Circle of Willis

The Circle of Willis (also called Willis’ Circle, cerebral arterial circle, and Willis Polygon) is a circle of arteries that supply blood to the brain. It is named after Thomas Willis (1621–1675), an English physician.

The Circle of Willis comprises the following arteries:
Anterior cerebral artery (left and right)
Anterior communicating artery
Internal carotid artery (left and right)
Posterior cerebral artery (left and right)
Posterior communicating artery (left and right)

The basilar artery and middle cerebral arteries, supplying the brain, are also considered part of the circle.

Physiologic significance

The arrangement of the brain’s arteries into the Circle of Willis creates redundancies or collaterals in the cerebral circulation. If one part of the circle becomes blocked or narrowed (stenosed) or one of the arteries supplying the circle is blocked or narrowed, blood flow from the other blood vessels can often preserve the cerebral perfusion well enough to avoid the symptoms of ischemia.

Anatomic variation

Considerable anatomic variation exists in the Circle of Willis.

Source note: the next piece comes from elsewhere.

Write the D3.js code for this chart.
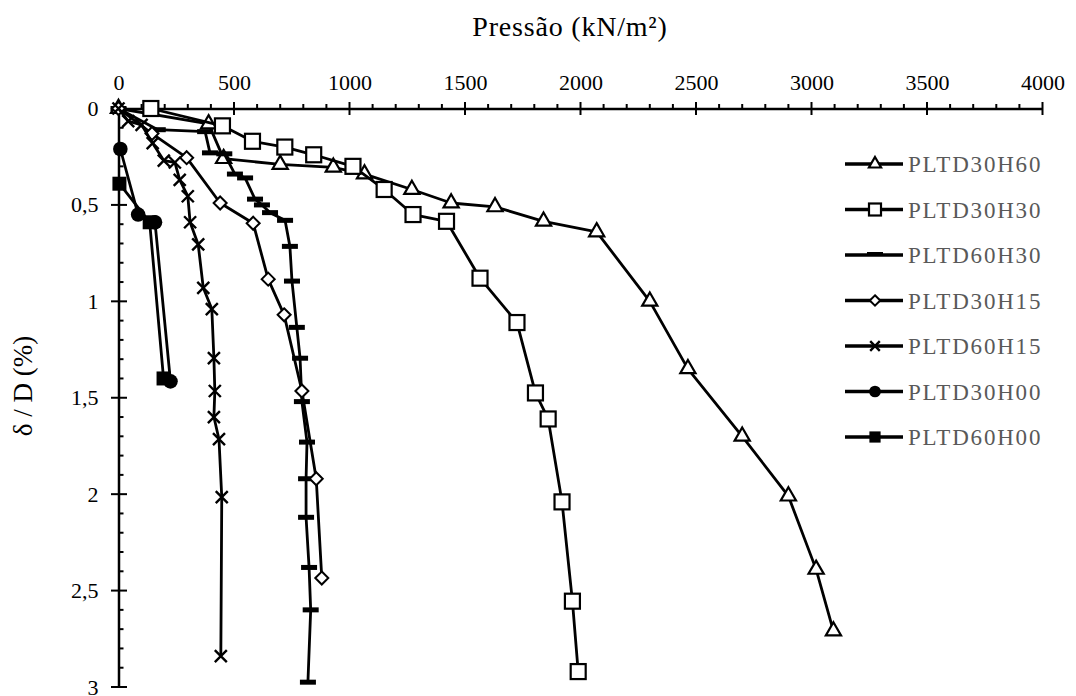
<!DOCTYPE html>
<html>
<head>
<meta charset="utf-8">
<script src="https://cdn.jsdelivr.net/npm/d3@7"></script>
<style>
  body { margin: 0; background: #fff; }
  text { font-family: "Liberation Serif", "Times New Roman", serif; }
</style>
</head>
<body>
<div id="chart"></div>
<script>
// pressure (kN/m2), settlement delta/D (%)
var pltd30h60 = [[0, 0], [390, 0.08], [455, 0.26], [700, 0.29], [930, 0.305], [1065, 0.34],
                 [1270, 0.42], [1440, 0.49], [1630, 0.51], [1840, 0.585], [2070, 0.64],
                 [2300, 1.0], [2465, 1.35], [2700, 1.70], [2900, 2.01], [3020, 2.39], [3095, 2.71]];
var pltd30h30 = [[140, 0], [450, 0.09], [580, 0.17], [720, 0.2], [845, 0.24], [1015, 0.3],
                 [1150, 0.42], [1275, 0.55], [1420, 0.585], [1565, 0.88], [1725, 1.11],
                 [1805, 1.475], [1860, 1.61], [1920, 2.04], [1965, 2.555], [1990, 2.92]];
var pltd60h30 = [[0, 0], [170, 0.11], [375, 0.12], [396, 0.23], [458, 0.235], [504, 0.34],
                 [548, 0.36], [591, 0.47], [621, 0.5], [656, 0.54], [721, 0.58], [742, 0.715],
                 [751, 0.895], [772, 1.135], [786, 1.295], [794, 1.52], [816, 1.73], [812, 1.92],
                 [812, 2.12], [825, 2.38], [832, 2.6], [820, 2.975]];
var pltd30h15 = [[0, 0], [145, 0.13], [295, 0.255], [440, 0.49], [583, 0.595], [648, 0.885],
                 [717, 1.07], [794, 1.465], [856, 1.92], [880, 2.435]];
var pltd60h15 = [[0, 0], [42, 0.065], [100, 0.085], [148, 0.18], [196, 0.27], [244, 0.28],
                 [265, 0.37], [300, 0.455], [310, 0.59], [345, 0.705], [367, 0.93], [404, 1.04],
                 [413, 1.295], [417, 1.465], [413, 1.6], [435, 1.715], [447, 2.015], [443, 2.84]];
var pltd30h00 = [[8, 0.21], [85, 0.55], [158, 0.59], [225, 1.415]];
var pltd60h00 = [[4, 0.39], [135, 0.59], [195, 1.40]];

var seriesNames = ["PLTD30H60", "PLTD30H30", "PLTD60H30", "PLTD30H15", "PLTD60H15", "PLTD30H00", "PLTD60H00"];
var seriesData = [pltd30h60, pltd30h30, pltd60h30, pltd30h15, pltd60h15, pltd30h00, pltd60h00];
var seriesMarker = ["triangle", "square", "dash", "diamond", "cross", "circle", "filledsquare"];

var xTicks = [0, 500, 1000, 1500, 2000, 2500, 3000, 3500, 4000];
var yTicks = [0, 0.5, 1, 1.5, 2, 2.5, 3];

function init() {
    var w = 1076, h = 696;
    var svg = d3.select("#chart").append("svg")
        .attr("width", w).attr("height", h);

    var xScale = d3.scaleLinear().domain([0, 4000]).range([118.5, 1042.5]);
    var yScale = d3.scaleLinear().domain([0, 3]).range([108.5, 687]);

    // marker drawing
    function marker(g, type, x, y, s) {
        s = s || 1;
        if (type == "triangle") {
            g.append("path")
                .attr("d", d3.symbol().type(d3.symbolTriangle).size(100 * s * s)())
                .attr("transform", "translate(" + x + "," + y + ")")
                .attr("fill", "#fff").attr("stroke", "#000").attr("stroke-width", 2.2);
        } else if (type == "square") {
            var a = 7.5 * s;
            g.append("rect").attr("x", x - a).attr("y", y - a)
                .attr("width", 2 * a).attr("height", 2 * a)
                .attr("fill", "#fff").attr("stroke", "#000").attr("stroke-width", 2.2);
        } else if (type == "dash") {
            g.append("rect").attr("x", x - 8 * s).attr("y", y - 2.5)
                .attr("width", 16 * s).attr("height", 5)
                .attr("fill", "#000");
        } else if (type == "diamond") {
            var d = 6.5 * s;
            g.append("path")
                .attr("d", "M" + x + "," + (y - d) + "L" + (x + d) + "," + y + "L" + x + "," + (y + d) + "L" + (x - d) + "," + y + "Z")
                .attr("fill", "#fff").attr("stroke", "#000").attr("stroke-width", 2);
        } else if (type == "cross") {
            var c = 6 * s;
            g.append("path")
                .attr("d", "M" + (x - c) + "," + (y - c) + "L" + (x + c) + "," + (y + c) + "M" + (x + c) + "," + (y - c) + "L" + (x - c) + "," + (y + c))
                .attr("stroke", "#000").attr("stroke-width", 2.4).attr("fill", "none");
        } else if (type == "circle") {
            g.append("circle").attr("cx", x).attr("cy", y).attr("r", 7.3 * s)
                .attr("fill", "#000");
        } else if (type == "filledsquare") {
            var b = 7 * s;
            g.append("rect").attr("x", x - b).attr("y", y - b)
                .attr("width", 2 * b).attr("height", 2 * b)
                .attr("fill", "#000");
        }
    }

    // axes
    var xAxis = d3.axisTop(xScale).tickValues(xTicks).tickSize(0).tickPadding(19)
        .tickFormat(function(d) { return d; });
    var gx = svg.append("g").attr("transform", "translate(0,108.5)").call(xAxis);
    gx.select(".domain").attr("stroke-width", 2.5);
    gx.selectAll("text").attr("font-size", 22).attr("fill", "#000")
        .attr("font-family", "Liberation Serif");

    var yAxis = d3.axisLeft(yScale).tickValues(yTicks).tickSize(0).tickPadding(20)
        .tickFormat(function(d) { return String(d).replace(".", ","); });
    var gy = svg.append("g").attr("transform", "translate(118.5,0)").call(yAxis);
    gy.select(".domain").attr("stroke-width", 2.5);
    gy.selectAll("text").attr("font-size", 22).attr("fill", "#000")
        .attr("font-family", "Liberation Serif");

    // tick marks
    var xMinor = d3.range(0, 4001, 100);
    svg.selectAll(".xt").data(xMinor).enter().append("line")
        .attr("x1", function(d) { return xScale(d); })
        .attr("x2", function(d) { return xScale(d); })
        .attr("y1", function(d) { return d % 500 == 0 ? 102 : 104; })
        .attr("y2", function(d) { return d % 500 == 0 ? 115 : 108.5; })
        .attr("stroke", "#000").attr("stroke-width", 2);
    var yMinor = d3.range(0, 31).map(function(i) { return i / 10; });
    svg.selectAll(".yt").data(yMinor).enter().append("line")
        .attr("y1", function(d) { return yScale(d); })
        .attr("y2", function(d) { return yScale(d); })
        .attr("x1", function(d, i) { return i % 5 == 0 ? 111 : 118.5; })
        .attr("x2", function(d, i) { return i % 5 == 0 ? 127 : 123.5; })
        .attr("stroke", "#000").attr("stroke-width", 2);

    // axis titles
    svg.append("text").attr("x", 570).attr("y", 36)
        .attr("text-anchor", "middle").attr("font-size", 28)
        .attr("letter-spacing", 0.8)
        .text("Pressão (kN/m²)");
    svg.append("text")
        .attr("transform", "translate(32,386) rotate(-90)")
        .attr("text-anchor", "middle").attr("font-size", 27)
        .text("δ / D (%)");

    // series
    var line = d3.line()
        .x(function(d) { return xScale(d[0]); })
        .y(function(d) { return yScale(d[1]); });

    seriesData.forEach(function(data, k) {
        var g = svg.append("g");
        g.append("path").datum(data).attr("d", line)
            .attr("fill", "none").attr("stroke", "#000").attr("stroke-width", 2.8)
            .attr("stroke-linejoin", "round");
        data.forEach(function(d) {
            marker(g, seriesMarker[k], xScale(d[0]), yScale(d[1]), 1);
        });
    });

    // legend
    var leg = svg.append("g");
    seriesNames.forEach(function(name, k) {
        var ly = 164 + k * 45.5;
        leg.append("line").attr("x1", 845).attr("x2", 903).attr("y1", ly).attr("y2", ly)
            .attr("stroke", "#000").attr("stroke-width", 3.5);
        if (seriesMarker[k] == "dash") {
            leg.append("rect").attr("x", 867).attr("y", ly - 3).attr("width", 16).attr("height", 4)
                .attr("fill", "#000");
        } else {
            marker(leg, seriesMarker[k], 875, ly, 0.8);
        }
        leg.append("text").attr("x", 908).attr("y", ly + 8)
            .attr("font-size", 23).attr("fill", "#595959")
            .attr("letter-spacing", 1.8)
            .text(name);
    });
}
window.onload = init;
</script>
</body>
</html>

Based on a study of 1413 brains, the classic anatomy of the circle is only seen in 34.5% of cases. In one common variation the proximal part of the posterior cerebral artery is narrow and its ipsilateral posterior communicating artery is large, so the internal carotid artery supplies the posterior cerebrum. In another variation the anterior communicating artery is a large vessel, such that a single internal carotid supplies both anterior cerebral arteries.

Origin of arteries

Cerebral angiogram showing an anterior/posterior projection of the vertebrobasilar and posterior cerebral circulation, the posterior aspect of the Circle of Willis and one of its feeding vessels.

An anterior view of major cerebral and cerebellar arteries.

The left and right internal carotid arteries arise from the right and left common carotid arteries.

The posterior communicating artery is given off as a branch of the internal carotid artery just before it divides into its terminal branches – the anterior and middle cerebral arteries. The anterior cerebral artery forms the anterolateral portion of the Circle of Willis, while the middle cerebral artery does not contribute to the circle.

The right and left posterior cerebral arteries arise from the basilar artery, which is formed by the left and right vertebral arteries. The vertebral arteries arise from the subclavian arteries.

The anterior communicating artery connects the two anterior cerebral arteries and could be said to arise from either the left or right side.

All arteries involved give off cortical and central branches. The central branches supply the interior of the Circle of Willis, more specifically, the Interpeduncular fossa. The cortical branches are named for the area they supply. Since they do not directly affect the Circle of Willis, they are not dealt with here.